- _Exercise directions_
Can you transcribe every line exactly and leave the pictures behind?
-- Start of Given information --
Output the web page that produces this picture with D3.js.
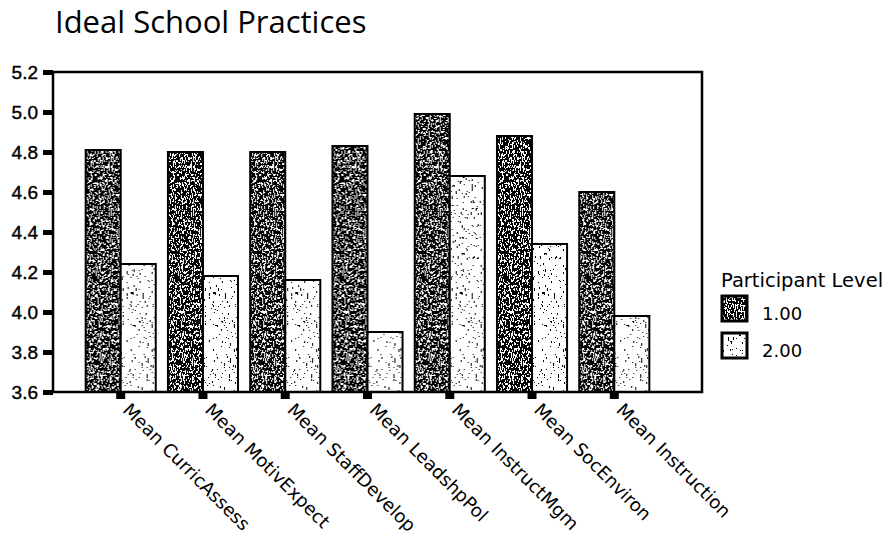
<!DOCTYPE html>
<html>
<head>
<meta charset="utf-8">
<script src="https://cdn.jsdelivr.net/npm/d3@7"></script>
<style>
  html, body { margin: 0; padding: 0; background: #fff; }
  svg { display: block; }
</style>
</head>
<body>
<div id="chart"></div>
<script>
// ---- data ----
const categories = ["Mean CurricAssess", "Mean MotivExpect", "Mean StaffDevelop", "Mean LeadshpPol", "Mean InstructMgm", "Mean SocEnviron", "Mean Instruction"];
const seriesNames = ["1.00", "2.00"];
const level1 = [4.81, 4.80, 4.80, 4.83, 4.99, 4.88, 4.60];
const level2 = [4.24, 4.18, 4.16, 3.90, 4.68, 4.34, 3.98];
const yTicks = [3.6, 3.8, 4.0, 4.2, 4.4, 4.6, 4.8, 5.0, 5.2];
const titleText = "Ideal School Practices";
const legendTitle = "Participant Level";

// ---- layout ----
const W = 894, H = 541;
const plot = { left: 53, top: 72, right: 702, bottom: 392 };

const svg = d3.select("#chart").append("svg").attr("width", W).attr("height", H);

// textures
const defs = svg.append("defs");
function texture(id, cutoff, freq, seed) {
  const f = defs.append("filter").attr("id", "f" + id)
    .attr("x", 0).attr("y", 0).attr("width", 1).attr("height", 1)
    .attr("color-interpolation-filters", "sRGB");
  f.append("feTurbulence").attr("type", "fractalNoise").attr("baseFrequency", freq)
    .attr("numOctaves", 3).attr("seed", seed).attr("result", "n");
  f.append("feColorMatrix").attr("in", "n").attr("type", "matrix")
    .attr("values", "0 0 0 0 0  0 0 0 0 0  0 0 0 0 0  1 0 0 0 0").attr("result", "na");
  const table = d3.range(20).map(i => (i < cutoff ? 1 : 0)).join(" ");
  f.append("feComponentTransfer").attr("in", "na").attr("result", "b")
    .append("feFuncA").attr("type", "discrete").attr("tableValues", table);
  f.append("feFlood").attr("flood-color", "#ffffff").attr("result", "w");
  const m = f.append("feMerge");
  m.append("feMergeNode").attr("in", "w");
  m.append("feMergeNode").attr("in", "b");
  const p = defs.append("pattern").attr("id", "p" + id)
    .attr("patternUnits", "userSpaceOnUse").attr("width", W).attr("height", H);
  p.append("rect").attr("width", W).attr("height", H).attr("fill", "#fff")
    .attr("filter", `url(#f${id})`);
}
texture("Dark", 11, "0.9 0.35", 5);
texture("Light", 6, "0.8 0.25", 11);
const fills = { "1.00": "url(#pDark)", "2.00": "url(#pLight)" };

// scales
const y = d3.scaleLinear().domain([3.6, 5.2]).range([plot.bottom, plot.top]);
const x = d3.scaleBand().domain(categories).range([47, 688]).paddingInner(0.148).paddingOuter(0.47);
const xs = d3.scaleBand().domain(seriesNames).range([0, x.bandwidth()]);

const rows = categories.map((c, i) => ({ cat: c, vals: [
  { s: seriesNames[0], v: level1[i] },
  { s: seriesNames[1], v: level2[i] }
]}));

// bars
const g = svg.append("g");
g.selectAll("g.grp").data(rows).join("g").attr("class", "grp")
  .attr("transform", d => `translate(${x(d.cat)},0)`)
  .selectAll("rect").data(d => d.vals).join("rect")
  .attr("x", d => xs(d.s))
  .attr("y", d => y(d.v))
  .attr("width", xs.bandwidth())
  .attr("height", d => y(3.6) - y(d.v))
  .attr("fill", d => fills[d.s])
  .attr("stroke", "#000").attr("stroke-width", 2);

// frame
svg.append("rect").attr("x", plot.left).attr("y", plot.top)
  .attr("width", plot.right - plot.left).attr("height", plot.bottom - plot.top)
  .attr("fill", "none").attr("stroke", "#000").attr("stroke-width", 2.5);

// y axis
const yAxis = svg.append("g").attr("transform", `translate(${plot.left},0)`)
  .call(d3.axisLeft(y).tickValues(yTicks).tickFormat(d3.format(".1f")).tickSize(10).tickPadding(5));
yAxis.select(".domain").remove();
yAxis.selectAll(".tick line").attr("stroke", "#000").attr("stroke-width", 5);
yAxis.selectAll(".tick text")
  .attr("font-family", "'Liberation Sans', Arial, sans-serif")
  .attr("font-size", 19).attr("fill", "#000")
  .attr("stroke", "#000").attr("stroke-width", 0.4);

// x axis
const xAxis = svg.append("g").attr("transform", `translate(0,${plot.bottom})`)
  .call(d3.axisBottom(x).tickSize(7));
xAxis.select(".domain").remove();
xAxis.selectAll(".tick line").attr("stroke", "#000").attr("stroke-width", 9);
xAxis.selectAll(".tick text")
  .attr("y", 0).attr("dy", 0)
  .attr("transform", "translate(1,19) rotate(45)")
  .attr("text-anchor", "start")
  .attr("font-family", "'DejaVu Sans', Verdana, sans-serif")
  .attr("font-size", 18.2).attr("fill", "#000");

// title
svg.append("text").attr("x", 55).attr("y", 33)
  .attr("font-family", "'Open Sans', sans-serif").attr("font-size", 31)
  .attr("fill", "#000").text(titleText);

// legend
const lg = svg.append("g").attr("transform", "translate(721,0)");
lg.append("text").attr("x", 0).attr("y", 287)
  .attr("font-family", "'DejaVu Sans', Verdana, sans-serif").attr("font-size", 19.5)
  .attr("fill", "#000").text(legendTitle);
const li = lg.selectAll("g.item").data(seriesNames).join("g").attr("class", "item")
  .attr("transform", (d, i) => `translate(0,${296 + i * 37})`);
li.append("rect").attr("x", 1).attr("y", 0).attr("width", 25).attr("height", 25)
  .attr("fill", d => fills[d]).attr("stroke", "#000").attr("stroke-width", 3);
li.append("text").attr("x", 41).attr("y", 24)
  .attr("font-family", "'DejaVu Sans', Verdana, sans-serif").attr("font-size", 18)
  .attr("fill", "#000").text(d => d);
</script>
</body>
</html>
-- End of Given information --
- _Exercise answer_
Output the web page that produces this picture with D3.js.
<!DOCTYPE html>
<html>
<head>
<meta charset="utf-8">
<script src="https://cdn.jsdelivr.net/npm/d3@7"></script>
<style>
  html, body { margin: 0; padding: 0; background: #fff; }
  svg { display: block; }
</style>
</head>
<body>
<div id="chart"></div>
<script>
// ---- data ----
const categories = ["Mean CurricAssess", "Mean MotivExpect", "Mean StaffDevelop", "Mean LeadshpPol", "Mean InstructMgm", "Mean SocEnviron", "Mean Instruction"];
const seriesNames = ["1.00", "2.00"];
const level1 = [4.81, 4.80, 4.80, 4.83, 4.99, 4.88, 4.60];
const level2 = [4.24, 4.18, 4.16, 3.90, 4.68, 4.34, 3.98];
const yTicks = [3.6, 3.8, 4.0, 4.2, 4.4, 4.6, 4.8, 5.0, 5.2];
const titleText = "Ideal School Practices";
const legendTitle = "Participant Level";

// ---- layout ----
const W = 894, H = 541;
const plot = { left: 53, top: 72, right: 702, bottom: 392 };

const svg = d3.select("#chart").append("svg").attr("width", W).attr("height", H);

// textures
const defs = svg.append("defs");
function texture(id, cutoff, freq, seed) {
  const f = defs.append("filter").attr("id", "f" + id)
    .attr("x", 0).attr("y", 0).attr("width", 1).attr("height", 1)
    .attr("color-interpolation-filters", "sRGB");
  f.append("feTurbulence").attr("type", "fractalNoise").attr("baseFrequency", freq)
    .attr("numOctaves", 3).attr("seed", seed).attr("result", "n");
  f.append("feColorMatrix").attr("in", "n").attr("type", "matrix")
    .attr("values", "0 0 0 0 0  0 0 0 0 0  0 0 0 0 0  1 0 0 0 0").attr("result", "na");
  const table = d3.range(20).map(i => (i < cutoff ? 1 : 0)).join(" ");
  f.append("feComponentTransfer").attr("in", "na").attr("result", "b")
    .append("feFuncA").attr("type", "discrete").attr("tableValues", table);
  f.append("feFlood").attr("flood-color", "#ffffff").attr("result", "w");
  const m = f.append("feMerge");
  m.append("feMergeNode").attr("in", "w");
  m.append("feMergeNode").attr("in", "b");
  const p = defs.append("pattern").attr("id", "p" + id)
    .attr("patternUnits", "userSpaceOnUse").attr("width", W).attr("height", H);
  p.append("rect").attr("width", W).attr("height", H).attr("fill", "#fff")
    .attr("filter", `url(#f${id})`);
}
texture("Dark", 11, "0.9 0.35", 5);
texture("Light", 6, "0.8 0.25", 11);
const fills = { "1.00": "url(#pDark)", "2.00": "url(#pLight)" };

// scales
const y = d3.scaleLinear().domain([3.6, 5.2]).range([plot.bottom, plot.top]);
const x = d3.scaleBand().domain(categories).range([47, 688]).paddingInner(0.148).paddingOuter(0.47);
const xs = d3.scaleBand().domain(seriesNames).range([0, x.bandwidth()]);

const rows = categories.map((c, i) => ({ cat: c, vals: [
  { s: seriesNames[0], v: level1[i] },
  { s: seriesNames[1], v: level2[i] }
]}));

// bars
const g = svg.append("g");
g.selectAll("g.grp").data(rows).join("g").attr("class", "grp")
  .attr("transform", d => `translate(${x(d.cat)},0)`)
  .selectAll("rect").data(d => d.vals).join("rect")
  .attr("x", d => xs(d.s))
  .attr("y", d => y(d.v))
  .attr("width", xs.bandwidth())
  .attr("height", d => y(3.6) - y(d.v))
  .attr("fill", d => fills[d.s])
  .attr("stroke", "#000").attr("stroke-width", 2);

// frame
svg.append("rect").attr("x", plot.left).attr("y", plot.top)
  .attr("width", plot.right - plot.left).attr("height", plot.bottom - plot.top)
  .attr("fill", "none").attr("stroke", "#000").attr("stroke-width", 2.5);

// y axis
const yAxis = svg.append("g").attr("transform", `translate(${plot.left},0)`)
  .call(d3.axisLeft(y).tickValues(yTicks).tickFormat(d3.format(".1f")).tickSize(10).tickPadding(5));
yAxis.select(".domain").remove();
yAxis.selectAll(".tick line").attr("stroke", "#000").attr("stroke-width", 5);
yAxis.selectAll(".tick text")
  .attr("font-family", "'Liberation Sans', Arial, sans-serif")
  .attr("font-size", 19).attr("fill", "#000")
  .attr("stroke", "#000").attr("stroke-width", 0.4);

// x axis
const xAxis = svg.append("g").attr("transform", `translate(0,${plot.bottom})`)
  .call(d3.axisBottom(x).tickSize(7));
xAxis.select(".domain").remove();
xAxis.selectAll(".tick line").attr("stroke", "#000").attr("stroke-width", 9);
xAxis.selectAll(".tick text")
  .attr("y", 0).attr("dy", 0)
  .attr("transform", "translate(1,19) rotate(45)")
  .attr("text-anchor", "start")
  .attr("font-family", "'DejaVu Sans', Verdana, sans-serif")
  .attr("font-size", 18.2).attr("fill", "#000");

// title
svg.append("text").attr("x", 55).attr("y", 33)
  .attr("font-family", "'Open Sans', sans-serif").attr("font-size", 31)
  .attr("fill", "#000").text(titleText);

// legend
const lg = svg.append("g").attr("transform", "translate(721,0)");
lg.append("text").attr("x", 0).attr("y", 287)
  .attr("font-family", "'DejaVu Sans', Verdana, sans-serif").attr("font-size", 19.5)
  .attr("fill", "#000").text(legendTitle);
const li = lg.selectAll("g.item").data(seriesNames).join("g").attr("class", "item")
  .attr("transform", (d, i) => `translate(0,${296 + i * 37})`);
li.append("rect").attr("x", 1).attr("y", 0).attr("width", 25).attr("height", 25)
  .attr("fill", d => fills[d]).attr("stroke", "#000").attr("stroke-width", 3);
li.append("text").attr("x", 41).attr("y", 24)
  .attr("font-family", "'DejaVu Sans', Verdana, sans-serif").attr("font-size", 18)
  .attr("fill", "#000").text(d => d);
</script>
</body>
</html>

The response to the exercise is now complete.